Crushing on Eleanor Friedberger With the Dorks in Brooklyn
Eleanor Friedberger

Eleanor Friedberger performs in Marfa, Texas, March 2012. Photo: Robert Kisby/Getty Images

Each week, Lizzy Goodman guides you through the dirty streets of rock and roll.

It’s said that some sort of Gladwellian 10,000-hour thing takes over at the ten-year mark and you finally become a real New Yorker. I’m always in favor of vaguely mystical theories that lend reason and structure to the disordered chaos of life, so I subscribe to this idea (and horoscopes and the “universe” telling me things). And lately, as I near my ten-year anniversary, I’ve noticed myself becoming extra New York-y in some subtle but important ways: I send my laundry out. I tell cab drivers which way to go. And after growing up in Costco country I’ve finally gotten comfortable buying those single rolls of toilet paper from my bodega. I even brazenly order small coffees because, you know what? If I want another one there will be a coffee shop wherever I am.

“‘My suitcase is literally just a stack of shorts and a stack of pants and fifteen pairs of underwear,’ Eleanor told me after the show, giant whiskey in hand.”

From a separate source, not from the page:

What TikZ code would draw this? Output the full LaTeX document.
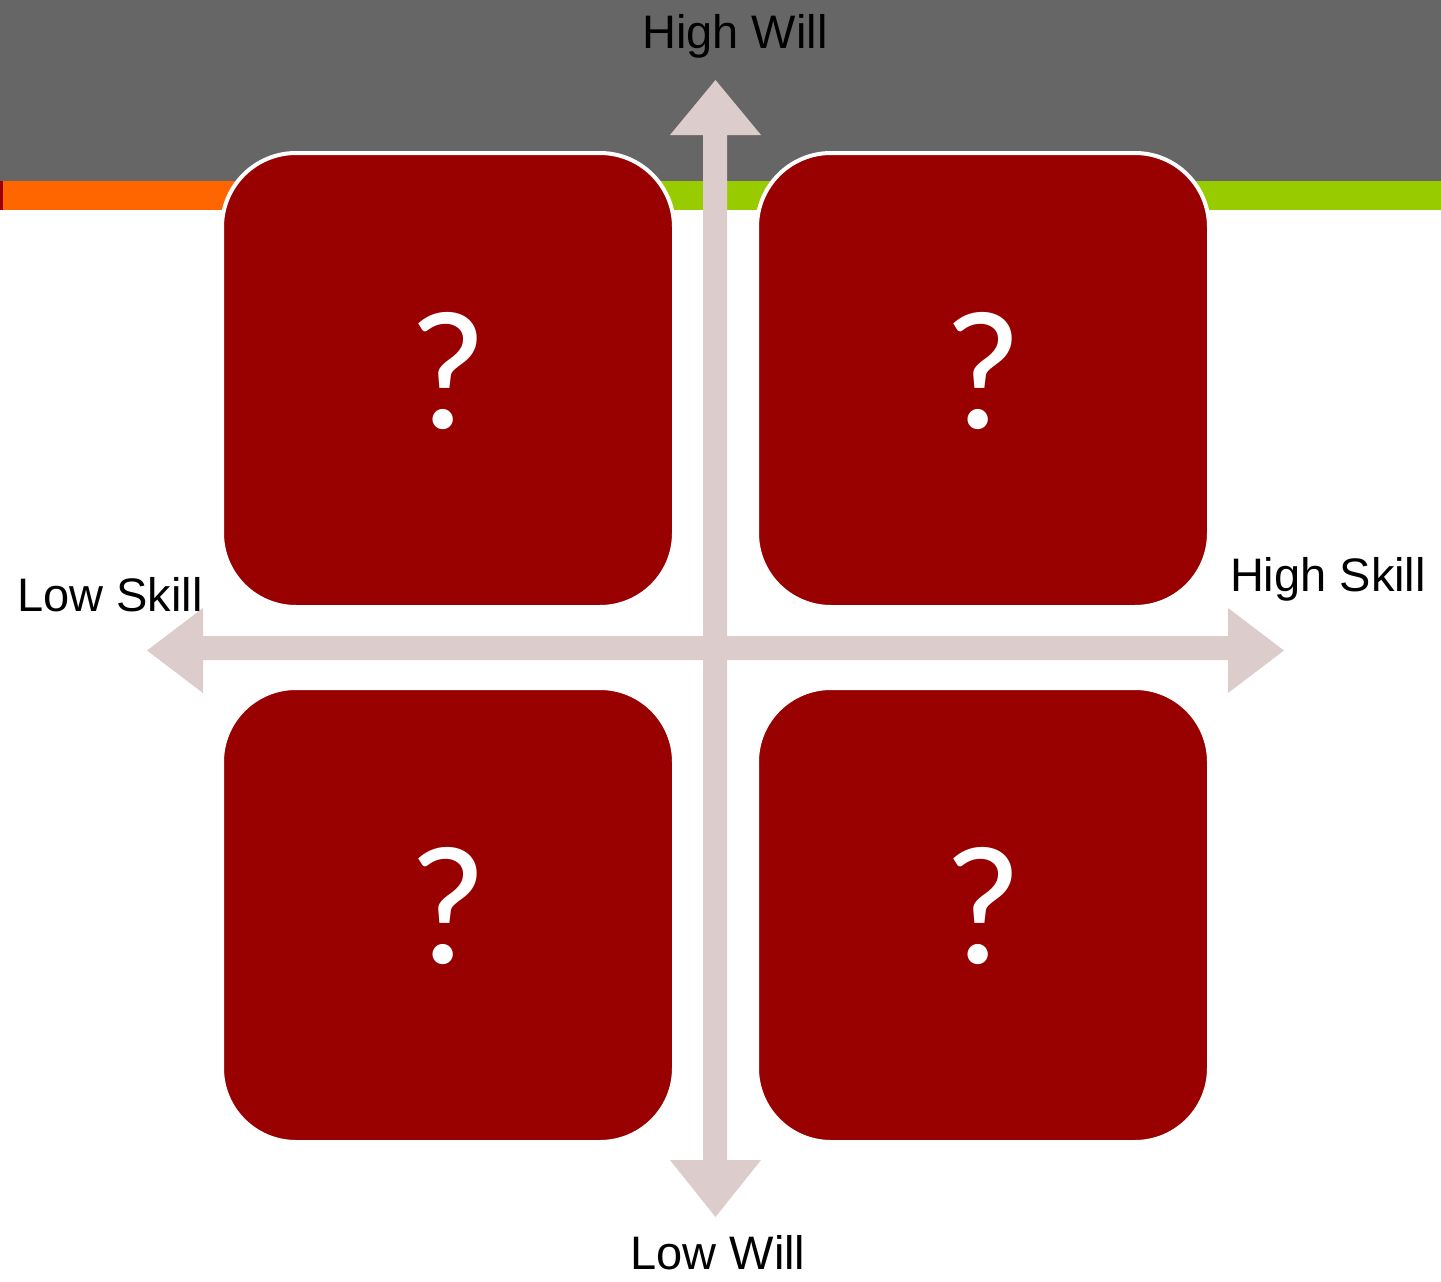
\documentclass[tikz,border=0pt]{standalone}
\usepackage{fontspec}
\setmainfont{Liberation Sans}
\newfontfamily\qfont{Carlito}
\definecolor{band}{HTML}{666666}
\definecolor{orangebar}{HTML}{FF6600}
\definecolor{greenbar}{HTML}{99CC00}
\definecolor{boxred}{HTML}{990000}
\definecolor{axis}{HTML}{DDCCCC}
\begin{document}
\begin{tikzpicture}[x=1pt,y=-1pt,
  quad/.style={draw=white,line width=4pt,fill=boxred,rounded corners=74pt,
    minimum width=452pt,minimum height=454pt,inner sep=0pt},
  qmark/.style={text=white,inner sep=0pt,font=\qfont\fontsize{170}{170}\selectfont},
  lbl/.style={font=\fontsize{47}{56}\selectfont,inner sep=0pt,text=black}]
\useasboundingbox (0,0) rectangle (1441,1282);
\fill[white] (0,0) rectangle (1441,1282);
\fill[band] (0,0) rectangle (1441,181);
\fill[orangebar] (0,181) rectangle (448,210);
\fill[greenbar] (448,181) rectangle (1441,210);
\fill[boxred] (0,181) rectangle (3,210);
% quadrants
\node[quad] (tl) at (448,380) {};
\node[quad] (tr) at (983,380) {};
\node[quad] (bl) at (448,915) {};
\node[quad] (br) at (983,915) {};
\node[qmark] (qtl) at ([yshift=9pt]tl.center) {?};
\node[qmark] (qtr) at ([yshift=9pt]tr.center) {?};
\node[qmark] (qbl) at ([yshift=9pt]bl.center) {?};
\node[qmark] (qbr) at ([yshift=9pt]br.center) {?};
% axes
\fill[axis] (703,135) -- (670,135) -- (715.5,80) -- (761,135) -- (727,135)
  -- (727,1160) -- (761,1160) -- (715.5,1217) -- (670,1160) -- (703,1160) -- cycle;
\fill[axis] (203,636) -- (203,608) -- (147,650.5) -- (203,693) -- (203,660)
  -- (1228,660) -- (1228,693) -- (1284,650.5) -- (1228,608) -- (1228,636) -- cycle;
% labels
\node[lbl] (hw) at (735,36) {High Will};
\node[lbl] (lw) at (718,1253) {Low Will};
\node[lbl] (ls) at (110,595) {Low Skill};
\node[lbl] (hs) at (1328,579) {High Skill};
\end{tikzpicture}
\end{document}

But last night, as I attempted to navigate my way from Park Slope to Gowanus, I was confronted with a troubling new concern: I am one of those New Yorkers who gets lost in Brooklyn. The plan was simple: attend my brother’s cute little Barbecue in Park Slope, then meet up with friends in Carroll Gardens, then head to the Bell House in Gowanus to see the paragon of Brooklyn cool, Eleanor Friedberger, play the first date of her next tour. The problems were immediate: crushingly crowded train, no idea which direction to walk after getting off the train, rain and no magically appearing umbrella salesman like we have in my home borough! By the time I got to the BBQ I discovered they’d bought non-self-lighting charcoal and were already out of beer. So that’s how, about forty minutes after buying a Jordan almond truffle and cappuccino for the road at the Italian bakery around the corner from my apartment, I found myself in a fluorescently lit Key Foods in bright red lipstick and an A.P.C. trench asking the clerk for lighter fluid and Pabst.

Multiple beers and one car service ride later, things were looking up. The Bell House is everything good about Brooklyn — it’s a spacious, understated but beautifully appointed grown up rock club where they name perfectly mixed (and cheap!) drinks after indie rock songs. Eleanor took the stage right on time, wearing vintage skintight Levis, aged cowboy boots and a white silk cowboy blouse with fringe. No human on earth besides her could pull this outfit off, but it looked damn good with a guitar.

I’m a big fan, so you’d think I would have fit right in, but the reverence of the crowd shamed me. The cute dude in glasses, Baudelaire paperback in the pocket of his canvas sailor jacket (I’m not making this up) glared at me when I accidentally brushed up against him. The squat woman in terrible square-toed boots with a baby blue messenger bag turned all the way around and eye-sushed me like we were at the symphony when I whispered a comment about Eleanor’s cool haircut to my friend. And when I crept up to the side of the stage to take photos of the front-row lineup of rapt foxy dorks (plus one gooey eyed girl) a David Cassidy lookalike I walked passed on the way back seemed ready to tackle me for making off with footage of his kind in their natural habitat. I thought my girlfriends and I had the most intense crushes on Eleanor’s unassuming cool girl-next-door ethos but it turns out her core fanbase is insanely hot, uptight hipster boys, which of course makes her so much cooler.

“My suitcase is literally just a stack of shorts and a stack of pants and fifteen pairs of underwear,” Eleanor told me after the show, giant whiskey in hand. “I spent the morning ironing my shirts.” She had more to say about her packing habits but was pulled away to collect her cash from the evening’s show so I stood around catching up with the locals, including Dean Wareham and Britta Phillips of Dean and Britta. “Do you want a ride to the subway?” Dean asked as he and Britta headed to their car. Feeling overconfident in my new relationship with Brooklyn, I declined. Twenty minutes later, after the cab machine declined my bank card and I had to borrow twenty bucks from my local bodega dude to pay, I got a text from Chase’s fraud alert: “Did you purchase $41.59 at a grocery store or supermarket on 4/18/2012?” Even the bank thinks Brooklyn is shady.